La tercera manera es la consecuencia directa del respeto y la paciencia, cuando san Benito añade “que ninguno busque aquello que le parece útil para él, sino más bien el que lo sea para los demás, y que practiquen desinteresadamente la caridad fraterna”  (72,7-9)

Es una referencia directa al consejo del Apóstol a los gálatas: “por amor haceos siervos unos de los otros (5,13), y a los cristianos de Roma les dice: “Más bien que cada uno mire de complacer a los demás y procurar el bien de ellos, para edificar la comunidad” (15,2).

No se trata aquí de dar o recibir órdenes, propiamente dichas, ni de atender peticiones contrarias a la Regla o anteponer mandamientos particulares, como dice san Benito en el capítulo precedente (71,3), sino de aquellos pequeños servicios de los que tenga necesidad el otro o el conjunto de la comunidad. Es lo que dice el Apóstol a los filipenses: “que cada uno no mire por él sino que procure por los demás. (2,4). Pensar, primero en el otro es una señal clara de caridad, pues para obrar así, y no una vez, sino siempre y en todas las circunstancias, sin distinción de personas es amar verdaderamente a Dios.

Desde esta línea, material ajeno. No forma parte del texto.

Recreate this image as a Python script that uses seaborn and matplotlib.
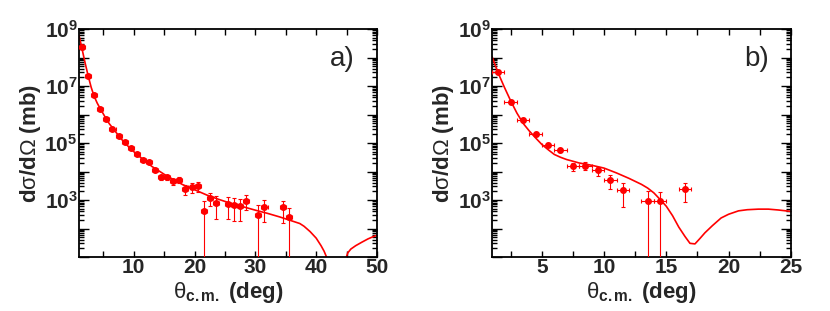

Para san Benito el verdadero celo nace del amor a Cristo. Cuando nos dice la manera como el buen celo debe manifestarse a los hermanos, como resumiendo viene a decir: “que teman a Dios con amor, que amen a su abad con afecto sincero y humilde; que no antepongan nada, absolutamente, al Cristo, el cual nos lleve todos juntos a la vida eterna”.

El amor a cristo es la fuente del buen celo. Decía el Papa Benedicto XVI: “De este padre del monacato occidental -san Benito- conocemos el consejo dejado a los monjes en su Regla: no anteponer nada al amor de Cristo (4,21). Al inicio de mi servicio como sucesor de Pedro pido a san Benito que me ayude a mantener con firmeza a Cristo en el centro de mi existencia. Que en nuestros pensamientos y en todas las actividades siempre se halle Cristo en el primer lugar”  (Audiencia General 27 Abril de 2005).